Here are some engine pics!


----------



## Centurion (Sep 5, 2002)

How'd you get those NA numbers?


----------



## Nostrodomas (Jun 15, 2002)

Very nice Classic bro. I love the black wheels on a red car. Very clean engine. Did you have your vaulve cover chromed or just polished? Also is that a fuel pressure gauge under the hood, or what?

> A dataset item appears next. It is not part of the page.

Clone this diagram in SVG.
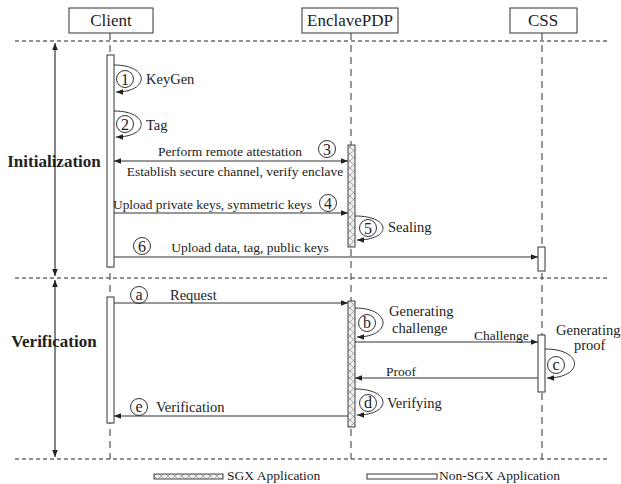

As for how he got thoes numbers N/A, he has an sr20 motor. I see a warm air intake, headers, more than likelly a full exauhst. Sounds about right.


----------



## Centurion (Sep 5, 2002)

I thought they put out 140 HP.


----------



## CarloSR (Nov 29, 2002)

Sharp classic.


----------



## nitestridar (Jun 29, 2002)

cam ecu and pulley to i bet


----------



## samo (Apr 30, 2002)

SE-Rican said:


> *
> 
> 
> 
> ...


My two favorite B13s in one picture... beautiful. Both of your cars are absolutely sick. Very very nice work!


----------



## Sentrixx (Apr 30, 2002)

Not to sound gay or anything but your little boy is pretty nice. <druel>


----------



## SE-Rican (Jul 3, 2002)

Thanks alot for the compliments gang. The car did dyno 159.8 hp to the wheels NA. We are aiming for 165 whp NA. Andreas Miko in Miami, FL tuned the car and helped build it.

The cars mods are:

JDM SR20
HS header
HS WAI/w POP charger
UR pullies (2set)
Bored MAF
370cc injectors JWT ECU with 100 shot program
JWT S4 cams
MSD SCI
MSD Blaster coil
GReddy muffler with custom exhaust
NISMO FPR

Like I mentioned the put down 159.8 whp NA and it put down 243.3 hp on nitrous. We still have a couple of things to change and upgrade on the car. Mark my words it will hit 165 whp NA!


----------



## sentrapower93 (May 11, 2002)

Nice clean classic bro, good job...


----------



## maxedout97maxima (Dec 2, 2002)

nice ride(s)


----------



## MP2050 (May 1, 2002)

They looooook even better in person.... I saw both these beautiful classics at the Nissan Meet....You guys gotta hear these things growl....


----------



## Ninety-Nine SE-L (May 5, 2002)

those are real good numbers. What's the stock WHP on a classic? 125, 130whp? I wish Andreas Miko would get back to my email, BTW.


----------



## Fast91SER (Jul 2, 2002)

Sentrixx said:


> *Not to sound gay or anything but your little boy is pretty nice. <druel> *


Thanks...thats my car 

And Rob, your car looks good, everyone knows that.


----------